Google is offering a "free" (after one-time installation) tier: "up to 5 Mbps download and 1 Mbps upload speed".

Suppose on that tier, they also offered a temporary "turbo" option, 1Gbps+ for the next hour, or next 5GB, or for the duration of a session with a particular site, whatever. And this "turbo" was available on reasonable, non-discriminatory terms to either the customer, or to remote sites serving data to the customer.

And of course, Google itself would usually enable the "turbo" for bulk and profit-maximizing interactions with its own sites, like HD media purchases, HD teleconferencing, or big software downloads.

Is this an unconscionable and punishable violation of the ideal of network neutrality, or just a boon to all involved: great baseline service for free, and spot acceleration available to everyone at non-discriminatory prices?

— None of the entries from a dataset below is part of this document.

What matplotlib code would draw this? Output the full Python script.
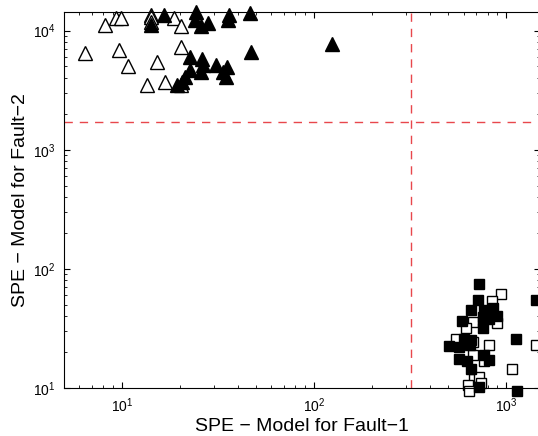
import numpy as np
import matplotlib
matplotlib.use('Agg')
import matplotlib.pyplot as plt

plt.rcParams['font.family'] = ['Liberation Sans', 'DejaVu Sans']
plt.rcParams['mathtext.fontset'] = 'custom'
plt.rcParams['mathtext.rm'] = 'Liberation Sans'

# Fault-2 samples (triangles)
tri_open_x = [6.4, 8.2, 9.3, 9.9, 9.7, 10.8, 13.5, 14.1, 14.1, 14.1, 15.3, 16.8,
              18.6, 20.2, 20.2, 20.4]
tri_open_y = [6470, 11100, 12800, 12700, 6860, 5060, 3480, 13500, 13060, 11860,
              5430, 3690, 12800, 10970, 7310, 3480]
tri_fill_x = [14.1, 16.5, 24.2, 24.1, 25.8, 28.0, 36.0, 35.5, 46.3, 46.9, 124.6,
              22.7, 26.1, 26.4, 22.7, 25.7, 30.9, 35.1, 33.5, 34.9, 21.2, 20.6, 19.4]
tri_fill_y = [11100, 13500, 14400, 12200, 11000, 11560, 13500, 12330, 14160, 6640,
              7710, 6030, 5830, 5130, 4660, 4510, 5130, 4960, 4510, 4090, 4090,
              3670, 3480]

# Fault-1 samples (squares)
sq_fill_x = [726, 711, 656, 771, 851, 589, 755, 818, 893, 755, 1436, 606, 656,
             506, 570, 649, 1127, 566, 622, 771, 818, 656, 726, 1135]
sq_fill_y = [75.2, 55.1, 45.4, 44.8, 47.2, 36.4, 39.4, 38.2, 39.9, 32.2, 55.1,
             25.9, 25.1, 22.4, 22.0, 23.1, 25.9, 17.6, 17.0, 19.0, 17.3, 14.3,
             10.2, 9.5]
sq_open_x = [942, 845, 675, 893, 618, 548, 670, 818, 675, 771, 1075, 684, 719,
             741, 631, 638, 1436]
sq_open_y = [61.9, 53.6, 35.7, 35.1, 32.2, 25.9, 24.3, 22.8, 19.0, 17.0, 14.3,
             11.9, 12.3, 11.1, 10.6, 9.5, 22.8]

# control limits
lim_f1 = 318
lim_f2 = 1710

fig = plt.figure(figsize=(5.38, 4.36), dpi=100)
ax = fig.add_axes([64 / 538, 1 - 388 / 436, (540 - 64) / 538, (388 - 12.5) / 436])

ax.plot(tri_open_x, tri_open_y, '^', ms=9.5, mfc='white', mec='black', mew=1, clip_on=False)
ax.plot(tri_fill_x, tri_fill_y, '^', ms=9.5, mfc='black', mec='black', mew=1, clip_on=False)
ax.plot(sq_open_x, sq_open_y, 's', ms=7, mfc='white', mec='black', mew=1, clip_on=False)
ax.plot(sq_fill_x, sq_fill_y, 's', ms=7, mfc='black', mec='black', mew=1, clip_on=False)

ax.axvline(lim_f1, color='#e8474c', lw=1, dashes=(6, 5))
ax.axhline(lim_f2, color='#e8474c', lw=1, dashes=(6, 5))

ax.set_xscale('log')
ax.set_yscale('log')
ax.set_xlim(5, 1500)
ax.set_ylim(10, 14200)

ax.tick_params(which='both', direction='in', top=True, right=True, labelsize=10)
ax.tick_params(which='major', length=4, width=0.8, pad=6)
ax.tick_params(which='minor', length=2.5, width=0.6)

ax.set_xlabel('SPE \u2212 Model for Fault\u22121', fontsize=14, labelpad=2)
ax.set_ylabel('SPE \u2212 Model for Fault\u22122', fontsize=14, labelpad=3)

fig.savefig('out.png', dpi=100)
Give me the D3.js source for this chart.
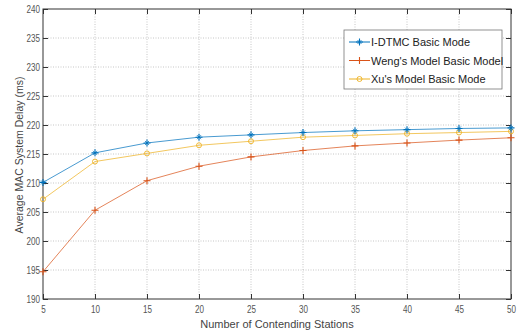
<!DOCTYPE html>
<html>
<head>
<meta charset="utf-8">
<script src="https://cdn.jsdelivr.net/npm/d3@7"></script>
<style>
  body { margin: 0; background: #fff; }
  svg text { font-family: "Liberation Sans", Arial, sans-serif; }
</style>
</head>
<body>
<svg id="chart" width="518" height="335"></svg>
<script>
const stations = [5, 10, 15, 20, 25, 30, 35, 40, 45, 50];
const idtmc = [210.1, 215.2, 216.9, 217.9, 218.3, 218.7, 219.0, 219.2, 219.4, 219.5];
const weng = [194.7, 205.3, 210.4, 212.9, 214.5, 215.6, 216.4, 216.9, 217.4, 217.8];
const xu = [207.2, 213.7, 215.1, 216.5, 217.2, 217.9, 218.2, 218.5, 218.7, 218.9];
const yTicks = [190, 195, 200, 205, 210, 215, 220, 225, 230, 235, 240];
const seriesNames = ["I-DTMC Basic Mode", "Weng's Model Basic Model", "Xu's Model Basic Mode"];

const Chart = {
    frame: { left: 43, right: 511, top: 9, bottom: 299 },
    colors: ["#0072BD", "#D95319", "#EDB120"],

    init() {
        const f = this.frame;
        this.svg = d3.select("#chart");
        this.x = d3.scaleLinear().domain([5, 50]).range([f.left, f.right]);
        this.y = d3.scaleLinear().domain([190, 240]).range([f.bottom, f.top]);
        this.drawGrid();
        this.drawAxes();
        this.drawSeries();
        this.drawLegend();
    },

    drawGrid() {
        const f = this.frame;
        const g = this.svg.append("g").attr("stroke", "#b8b8b8")
            .attr("stroke-width", 0.8).attr("stroke-dasharray", "1,1.5");
        g.selectAll(".gx").data(stations.slice(1, -1)).enter().append("line")
            .attr("x1", d => this.x(d)).attr("x2", d => this.x(d))
            .attr("y1", f.top).attr("y2", f.bottom);
        g.selectAll(".gy").data(yTicks.slice(1, -1)).enter().append("line")
            .attr("y1", d => this.y(d)).attr("y2", d => this.y(d))
            .attr("x1", f.left).attr("x2", f.right);
    },

    drawAxes() {
        const f = this.frame;
        // tick labels in the original are condensed, so squeeze them a little
        const style = sel => {
            sel.select(".domain").remove();
            sel.selectAll("line").attr("stroke", "#333");
            sel.selectAll("text").attr("fill", "#555").attr("font-size", 10.5)
                .attr("lengthAdjust", "spacingAndGlyphs")
                .attr("textLength", function () { return this.textContent.length * 4.5; });
        };
        this.svg.append("g").attr("transform", `translate(0,${f.bottom})`)
            .call(d3.axisBottom(this.x).tickValues(stations).tickSizeInner(-5).tickSizeOuter(0).tickPadding(7))
            .call(style);
        this.svg.append("g").attr("transform", `translate(0,${f.top})`)
            .call(d3.axisTop(this.x).tickValues(stations).tickSizeInner(-5).tickSizeOuter(0).tickFormat(""))
            .call(style);
        this.svg.append("g").attr("transform", `translate(${f.left},0)`)
            .call(d3.axisLeft(this.y).tickValues(yTicks).tickSizeInner(-5).tickSizeOuter(0).tickPadding(3))
            .call(style);
        this.svg.append("g").attr("transform", `translate(${f.right},0)`)
            .call(d3.axisRight(this.y).tickValues(yTicks).tickSizeInner(-5).tickSizeOuter(0).tickFormat(""))
            .call(style);
        this.svg.append("rect")
            .attr("x", f.left).attr("y", f.top)
            .attr("width", f.right - f.left).attr("height", f.bottom - f.top)
            .attr("fill", "none").attr("stroke", "#333").attr("stroke-width", 1);

        this.svg.append("text")
            .attr("x", (f.left + f.right) / 2).attr("y", 328)
            .attr("text-anchor", "middle").attr("font-size", 11).attr("fill", "#444")
            .text("Number of Contending Stations");
        this.svg.append("text")
            .attr("transform", `translate(23,155) rotate(-90)`)
            .attr("text-anchor", "middle").attr("font-size", 10.5).attr("fill", "#444")
            .text("Average MAC System Delay (ms)");
    },

    marker(g, type, color) {
        if (type === 2) {
            g.append("circle").attr("r", 2.5).attr("fill", "none")
                .attr("stroke", color).attr("stroke-width", 0.9);
        } else {
            g.append("path").attr("d", "M-3.5,0H3.5M0,-3.5V3.5")
                .attr("stroke", color).attr("stroke-width", 1.1);
            if (type === 0) {
                g.append("path").attr("d", "M-2,-2L2,2M-2,2L2,-2")
                    .attr("stroke", color).attr("stroke-width", 0.8);
            }
        }
    },

    drawSeries() {
        const data = [idtmc, weng, xu];
        const line = d3.line().x((d, i) => this.x(stations[i])).y(d => this.y(d));
        const order = [1, 2, 0];
        order.forEach(k => {
            const color = this.colors[k];
            this.svg.append("path").datum(data[k])
                .attr("d", line).attr("fill", "none")
                .attr("stroke", color).attr("stroke-width", 0.9).attr("stroke-opacity", 0.8);
            data[k].forEach((v, i) => {
                const g = this.svg.append("g")
                    .attr("transform", `translate(${this.x(stations[i])},${this.y(v)})`);
                this.marker(g, k, color);
            });
        });
    },

    drawLegend() {
        const lg = this.svg.append("g").attr("transform", "translate(344,30)");
        lg.append("rect").attr("width", 158).attr("height", 59)
            .attr("fill", "#fff").attr("stroke", "#777").attr("stroke-width", 0.8);
        seriesNames.forEach((name, k) => {
            const yy = 12 + k * 18.5;
            const color = this.colors[k];
            lg.append("line").attr("x1", 5).attr("x2", 26).attr("y1", yy).attr("y2", yy)
                .attr("stroke", color).attr("stroke-width", 1);
            const m = lg.append("g").attr("transform", `translate(15.5,${yy})`);
            this.marker(m, k, color);
            lg.append("text").attr("x", 27).attr("y", yy + 4)
                .attr("font-size", 11).attr("fill", "#222").text(name);
        });
    }
};

Chart.init();
</script>
</body>
</html>
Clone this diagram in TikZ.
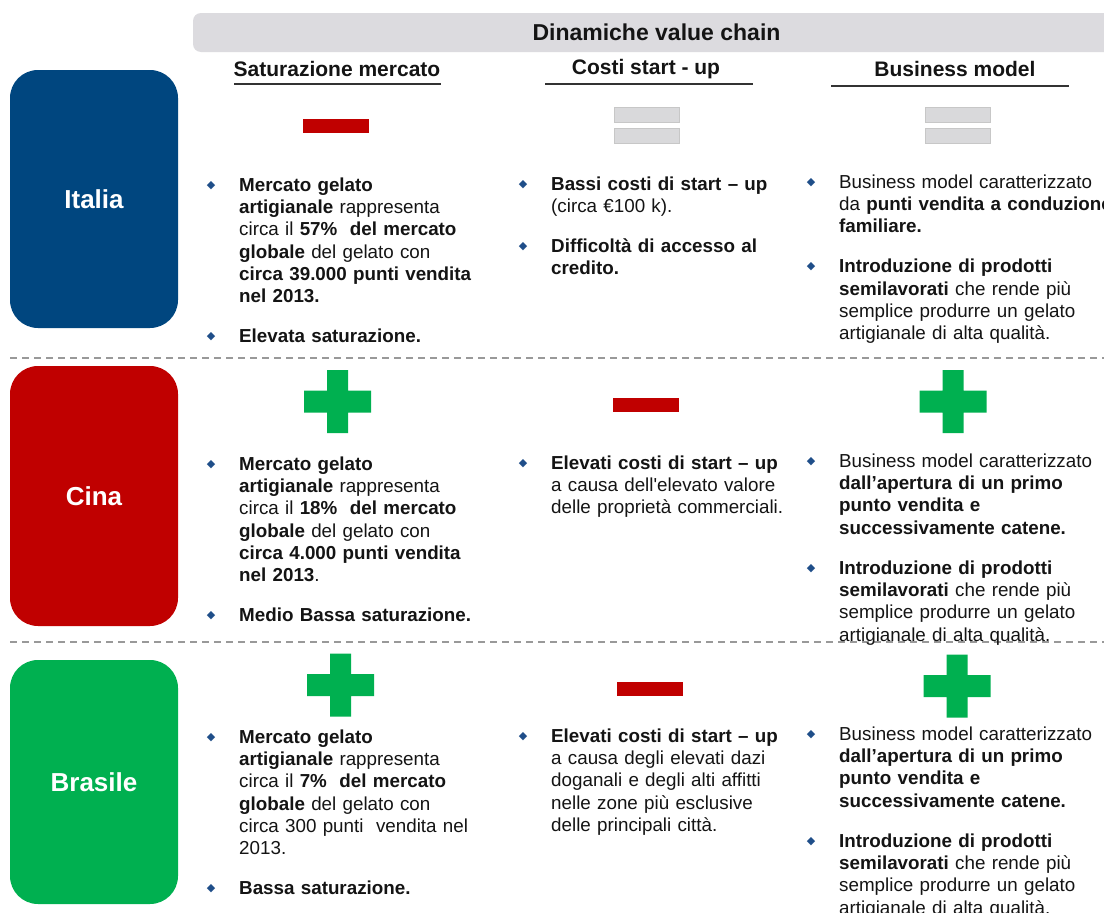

What if other upstarts could also offer such a "free" tier in other regions on similar terms – but only by assuming the extra occasional sales of "turbo" to both residential customers and bandwidth-heavy internet services?

1 comments

Hypothetically it hurts the "two guys in a garage" who have to hire a third guy (or pay a middleman Turbo Distribution Network) just to handle dozens of ISP turbo contracts.
How does it hurt them compared to the baseline where it's not even an option - the standard 5Mbps is all the customers have, and if garage-guys-service benefits from bursts of more speed, neither the customer nor the service can easily pay the few dimes it might cost?

Or the baseline where, because there's no revenue from 'turbo', a freemium broadband tier isn't offered at all, leaving customers without even the free 5Mbps, or (having paid for broadband instead) with less budget for garage-guys services?

(Also, if such a upsell were available, from Google or others, it'd not necessarily require bilateral contracts. It could and should be an automated service, discoverable in a standard way.)